It was a late night pick up for the journey home and I asked the female driver about her working hours.
“I usually start at 11am and finish at 11pm, six days a week,” she told me, adding that she has kept this punishing schedule for the last seven years.
Adeline (not her real name) then confided that her average monthly take home pay was RM6,000-RM7,000 nett, after deducting all her expenses.
Her take home pay was somewhat surprising, and she claimed that her parents supported her career choice even though there was a stigma attached to it.
Adeline is one of an estimated four million people in Malaysia or about 26% of the workforce employed in the gig economy. This is almost double the global average.
For many, the gig economy offers an opportunity to earn extra income with flexibility and autonomy. These gig economy workers do not want to be tied down by a rigid employment system.
Even the inducement of annual leave, medical benefits, Social Security Organisation (PERKESO), the Employees Provident Fund (EPF) and fixed salaries are not enough to sway this vast number of the labour force from moving to permanent employment.
And why should they when the country’s minimum wage (RM1,700 as of Feb 1, 2025) is still well short of a living wage. Economists estimate that to survive in the Klang Valley (the figures are lower in other parts of the country), one would need a minimum living wage of RM2,700.
And even this figure, based on a Bank Negara Malaysia study in 2018, should be adjusted for inflation.
It is no surprise then that younger Malaysians who are entering the workforce, including graduates, find the gig economy with its flexibility and higher salaries, much more attractive. In fact, the number of retirees who are also involved in the gig economy is steadily increasing.
Delivery riders, couriers and e-hailing drivers earn an average of RM3,500-RM4,000. And if they are diligent, can take home monthly earnings of up to RM7,000.
But while the gig economy has helped young people as well as small businesses, it presents a conundrum to the government. Many of these workers do not have rainy day protection.

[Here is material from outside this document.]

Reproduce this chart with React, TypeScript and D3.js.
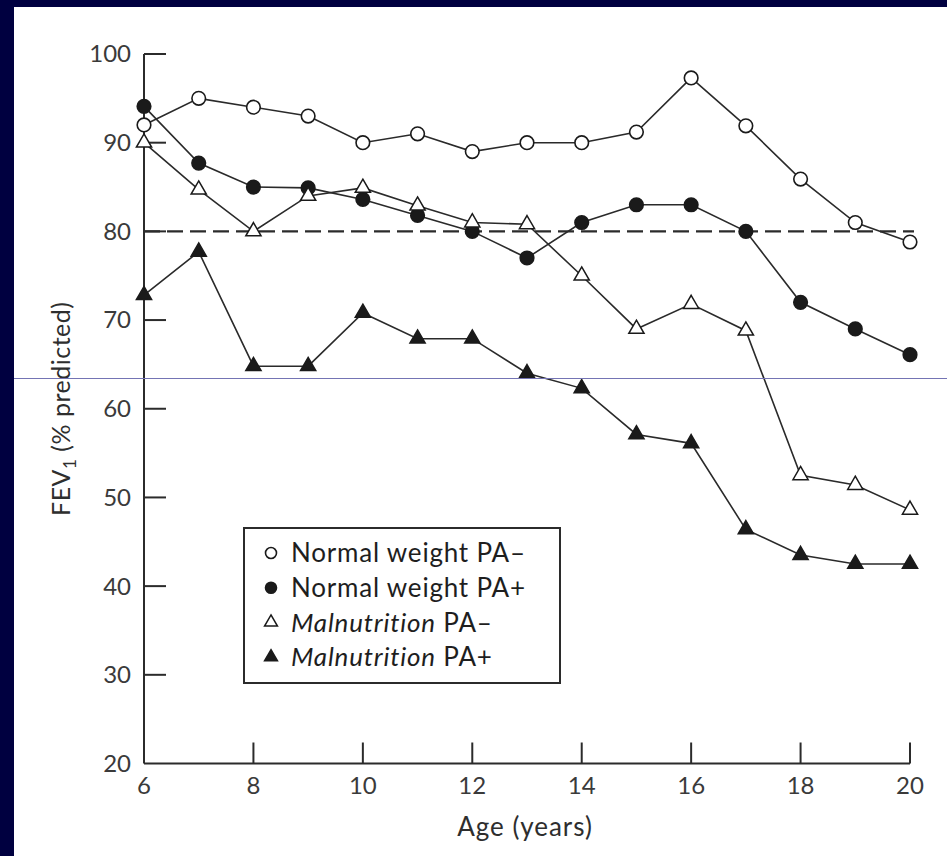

Accidents involving these types of workers are on the rise and what happens if you are incapacitated for a period? You would then have zero earnings. Many of them do not have enough savings to last three months.
At the height of the pandemic, the government introduced RM50mil matching grants for gig platforms that encourage their workers to save more and contribute to PERKESO and EPF. But this has not really gained traction.
This emphasis on the gig economy has ensured an over-reliance on foreign workers to fill minimum wage vacancies. This is a huge concern because estimates put these foreign workers’ outward remittance at around RM40bil annually. Bank Negara data indicates that this outflow is seeing sharp rise since 2010.
The government needs to take proactive steps to curtail the outflow of ringgit, but to do so would mean sharply reducing the reliance on foreign labour. The obvious answer is to pay Malaysians more so that the jobs that these foreign workers filled up are taken over by locals.
These include positions in the plantation, F&B, construction, and security sectors.
An example of this would be security guards. They are everywhere now – malls, offices, and private residences – and invariably are foreigners. Many of them have a poor command of Bahasa Malaysia and have difficulty communicating.
Why not utilise locals who are co-opted as Polis Bantuan or Police Reserves instead? Pay them better salaries and benefits. The stigma of being a “lowly” security guard will diminish over time as this sector becomes a viable employment opportunity.
In Budget 2025 it was announced that following the pilot programme for the Progressive Wage Policy (DGP) in June, it will be fully implemented next year, with a budget of RM200mil benefiting 50,000 workers.
This DGP, a Human Resources Ministry initiative, seems like a step in the right direction, but employers, especially in the manufacturing sector, have been given scant information about its implementation.
What we do know is that the DGP will act as a new measure to reform the labour market, aiming to raise wages in line with productivity and experience. Upskilling training programmes will be conducted to ensure wage rates increase in accordance with workers’ skills and performance and the ministry will also publish starting salary guidelines for all employment sectors.
Hopefully, these starting salaries will be attractive enough to offer alternative employment for gig workers. But the initial sum allocated for this – RM200mil – is not a big amount if we take the base living wage – RM2,700, as a starting point.